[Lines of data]
>> BEGIN

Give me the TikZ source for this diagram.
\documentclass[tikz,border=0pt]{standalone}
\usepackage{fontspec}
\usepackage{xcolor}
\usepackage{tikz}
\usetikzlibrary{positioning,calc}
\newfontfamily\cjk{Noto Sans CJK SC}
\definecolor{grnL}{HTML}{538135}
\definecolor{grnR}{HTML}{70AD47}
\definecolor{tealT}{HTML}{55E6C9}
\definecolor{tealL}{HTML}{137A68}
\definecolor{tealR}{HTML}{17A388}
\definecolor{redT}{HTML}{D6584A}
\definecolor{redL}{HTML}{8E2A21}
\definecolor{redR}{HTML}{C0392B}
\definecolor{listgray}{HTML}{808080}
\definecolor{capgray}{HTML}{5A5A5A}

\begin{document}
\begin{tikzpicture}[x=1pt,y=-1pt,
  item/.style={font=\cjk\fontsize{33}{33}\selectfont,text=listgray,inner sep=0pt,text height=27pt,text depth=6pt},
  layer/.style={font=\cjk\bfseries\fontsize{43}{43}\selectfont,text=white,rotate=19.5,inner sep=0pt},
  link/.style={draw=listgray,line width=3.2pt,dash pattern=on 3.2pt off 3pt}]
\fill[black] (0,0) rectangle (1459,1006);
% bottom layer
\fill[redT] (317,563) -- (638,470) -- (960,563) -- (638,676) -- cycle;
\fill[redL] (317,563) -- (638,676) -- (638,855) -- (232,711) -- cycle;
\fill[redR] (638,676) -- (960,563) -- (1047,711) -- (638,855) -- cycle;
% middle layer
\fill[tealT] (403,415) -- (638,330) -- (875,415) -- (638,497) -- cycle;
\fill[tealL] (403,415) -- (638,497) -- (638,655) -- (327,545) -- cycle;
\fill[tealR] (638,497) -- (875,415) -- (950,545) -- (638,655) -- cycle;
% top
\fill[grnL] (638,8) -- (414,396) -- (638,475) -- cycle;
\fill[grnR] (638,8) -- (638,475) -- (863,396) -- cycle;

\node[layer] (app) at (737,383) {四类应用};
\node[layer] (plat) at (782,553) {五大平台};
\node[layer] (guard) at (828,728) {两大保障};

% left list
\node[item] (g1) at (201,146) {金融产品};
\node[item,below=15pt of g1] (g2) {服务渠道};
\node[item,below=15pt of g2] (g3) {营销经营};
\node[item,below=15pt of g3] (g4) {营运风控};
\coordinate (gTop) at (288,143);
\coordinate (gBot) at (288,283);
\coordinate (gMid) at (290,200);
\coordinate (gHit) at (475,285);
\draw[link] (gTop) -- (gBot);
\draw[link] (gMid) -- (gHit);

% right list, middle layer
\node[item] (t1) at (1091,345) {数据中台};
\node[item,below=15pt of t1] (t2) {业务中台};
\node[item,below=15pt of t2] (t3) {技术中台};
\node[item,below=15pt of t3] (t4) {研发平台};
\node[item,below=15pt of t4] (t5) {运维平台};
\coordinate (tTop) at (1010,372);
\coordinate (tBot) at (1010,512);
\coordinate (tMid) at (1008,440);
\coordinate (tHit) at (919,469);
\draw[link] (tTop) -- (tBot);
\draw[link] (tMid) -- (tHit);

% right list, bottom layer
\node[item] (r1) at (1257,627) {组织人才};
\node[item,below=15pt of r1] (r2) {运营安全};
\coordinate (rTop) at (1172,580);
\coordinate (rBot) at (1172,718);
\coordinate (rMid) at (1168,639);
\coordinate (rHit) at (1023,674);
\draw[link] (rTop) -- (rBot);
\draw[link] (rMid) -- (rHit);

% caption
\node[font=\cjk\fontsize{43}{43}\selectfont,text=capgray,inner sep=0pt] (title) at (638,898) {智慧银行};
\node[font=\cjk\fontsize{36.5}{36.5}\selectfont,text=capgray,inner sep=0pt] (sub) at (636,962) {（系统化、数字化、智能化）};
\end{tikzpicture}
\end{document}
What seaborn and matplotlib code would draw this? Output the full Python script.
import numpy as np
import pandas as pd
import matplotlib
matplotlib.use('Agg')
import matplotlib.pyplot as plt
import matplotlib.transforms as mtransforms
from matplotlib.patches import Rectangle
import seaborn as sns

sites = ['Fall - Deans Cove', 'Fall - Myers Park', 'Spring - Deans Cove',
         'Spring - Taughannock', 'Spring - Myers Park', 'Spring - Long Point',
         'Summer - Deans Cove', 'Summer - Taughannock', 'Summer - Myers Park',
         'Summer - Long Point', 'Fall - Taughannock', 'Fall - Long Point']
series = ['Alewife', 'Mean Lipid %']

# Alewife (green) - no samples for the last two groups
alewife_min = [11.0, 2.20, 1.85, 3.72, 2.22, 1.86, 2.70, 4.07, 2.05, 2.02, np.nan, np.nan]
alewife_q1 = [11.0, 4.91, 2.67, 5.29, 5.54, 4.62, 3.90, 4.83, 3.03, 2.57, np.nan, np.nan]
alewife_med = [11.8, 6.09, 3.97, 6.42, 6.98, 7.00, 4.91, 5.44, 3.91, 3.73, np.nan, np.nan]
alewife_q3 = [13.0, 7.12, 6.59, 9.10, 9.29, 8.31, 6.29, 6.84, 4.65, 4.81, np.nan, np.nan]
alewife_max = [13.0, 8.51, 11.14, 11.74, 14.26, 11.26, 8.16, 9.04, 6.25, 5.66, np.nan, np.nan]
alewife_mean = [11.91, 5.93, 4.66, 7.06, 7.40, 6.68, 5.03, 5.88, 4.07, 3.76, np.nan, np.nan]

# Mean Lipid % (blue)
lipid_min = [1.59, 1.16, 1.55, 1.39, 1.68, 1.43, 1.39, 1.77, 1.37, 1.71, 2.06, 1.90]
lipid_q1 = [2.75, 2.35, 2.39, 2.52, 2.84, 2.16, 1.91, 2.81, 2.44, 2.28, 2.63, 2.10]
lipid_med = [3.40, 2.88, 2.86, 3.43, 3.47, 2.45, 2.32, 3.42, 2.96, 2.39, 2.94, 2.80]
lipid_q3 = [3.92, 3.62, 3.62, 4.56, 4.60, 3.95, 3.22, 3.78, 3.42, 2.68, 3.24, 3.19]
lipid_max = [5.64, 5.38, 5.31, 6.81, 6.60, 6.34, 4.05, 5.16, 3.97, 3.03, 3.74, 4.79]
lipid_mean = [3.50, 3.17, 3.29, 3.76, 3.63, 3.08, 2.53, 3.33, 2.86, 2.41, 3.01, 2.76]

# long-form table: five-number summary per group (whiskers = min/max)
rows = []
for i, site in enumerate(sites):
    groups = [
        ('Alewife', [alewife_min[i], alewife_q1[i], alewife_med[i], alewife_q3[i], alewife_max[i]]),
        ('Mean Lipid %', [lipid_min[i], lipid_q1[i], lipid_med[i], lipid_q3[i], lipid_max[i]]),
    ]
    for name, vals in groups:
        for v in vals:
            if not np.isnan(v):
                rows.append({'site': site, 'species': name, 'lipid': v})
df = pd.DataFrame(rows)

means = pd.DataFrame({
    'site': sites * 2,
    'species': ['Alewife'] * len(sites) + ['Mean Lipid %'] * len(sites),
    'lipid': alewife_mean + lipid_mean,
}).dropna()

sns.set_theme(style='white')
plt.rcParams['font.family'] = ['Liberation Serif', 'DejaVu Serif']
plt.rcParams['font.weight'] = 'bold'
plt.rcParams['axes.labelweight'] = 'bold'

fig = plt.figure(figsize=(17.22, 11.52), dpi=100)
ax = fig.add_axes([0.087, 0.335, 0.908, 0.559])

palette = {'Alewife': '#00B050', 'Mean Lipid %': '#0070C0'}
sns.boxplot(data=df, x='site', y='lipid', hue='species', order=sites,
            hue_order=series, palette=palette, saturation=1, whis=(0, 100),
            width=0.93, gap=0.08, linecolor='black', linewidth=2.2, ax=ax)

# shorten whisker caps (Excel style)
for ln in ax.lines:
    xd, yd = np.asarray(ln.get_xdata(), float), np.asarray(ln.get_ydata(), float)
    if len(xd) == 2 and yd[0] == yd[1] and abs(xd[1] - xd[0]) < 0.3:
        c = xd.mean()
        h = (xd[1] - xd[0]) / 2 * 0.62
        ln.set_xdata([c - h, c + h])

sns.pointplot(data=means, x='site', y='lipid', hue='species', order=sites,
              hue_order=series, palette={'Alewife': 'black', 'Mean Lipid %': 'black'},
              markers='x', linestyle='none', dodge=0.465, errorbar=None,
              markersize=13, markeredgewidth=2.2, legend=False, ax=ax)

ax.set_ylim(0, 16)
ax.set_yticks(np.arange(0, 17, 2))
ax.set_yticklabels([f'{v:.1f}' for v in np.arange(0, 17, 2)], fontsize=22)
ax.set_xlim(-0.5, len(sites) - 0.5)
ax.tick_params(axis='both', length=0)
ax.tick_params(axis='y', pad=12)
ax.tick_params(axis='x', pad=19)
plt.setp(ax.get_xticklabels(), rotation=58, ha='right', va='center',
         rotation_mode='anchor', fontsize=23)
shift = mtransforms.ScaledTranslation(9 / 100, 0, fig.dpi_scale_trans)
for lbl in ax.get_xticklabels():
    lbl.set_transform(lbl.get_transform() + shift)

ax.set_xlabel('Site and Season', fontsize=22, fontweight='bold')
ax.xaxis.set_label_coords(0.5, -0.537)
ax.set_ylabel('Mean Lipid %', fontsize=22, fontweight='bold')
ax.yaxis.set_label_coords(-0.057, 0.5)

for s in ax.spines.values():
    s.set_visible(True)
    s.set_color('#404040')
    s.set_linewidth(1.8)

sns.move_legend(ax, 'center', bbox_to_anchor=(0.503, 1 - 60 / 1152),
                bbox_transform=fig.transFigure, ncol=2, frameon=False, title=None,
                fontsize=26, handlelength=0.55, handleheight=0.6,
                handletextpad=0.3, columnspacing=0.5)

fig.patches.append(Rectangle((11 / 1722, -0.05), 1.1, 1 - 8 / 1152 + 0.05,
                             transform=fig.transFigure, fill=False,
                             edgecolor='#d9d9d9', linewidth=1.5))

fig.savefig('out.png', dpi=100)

>> END

• Exercise goal
Give back exactly the stretch that opens on the line with "What seaborn and" and closes on the line with "import seaborn as sns".

• Solved exercise
What seaborn and matplotlib code would draw this? Output the full Python script.
import numpy as np
import pandas as pd
import matplotlib
matplotlib.use('Agg')
import matplotlib.pyplot as plt
import matplotlib.transforms as mtransforms
from matplotlib.patches import Rectangle
import seaborn as sns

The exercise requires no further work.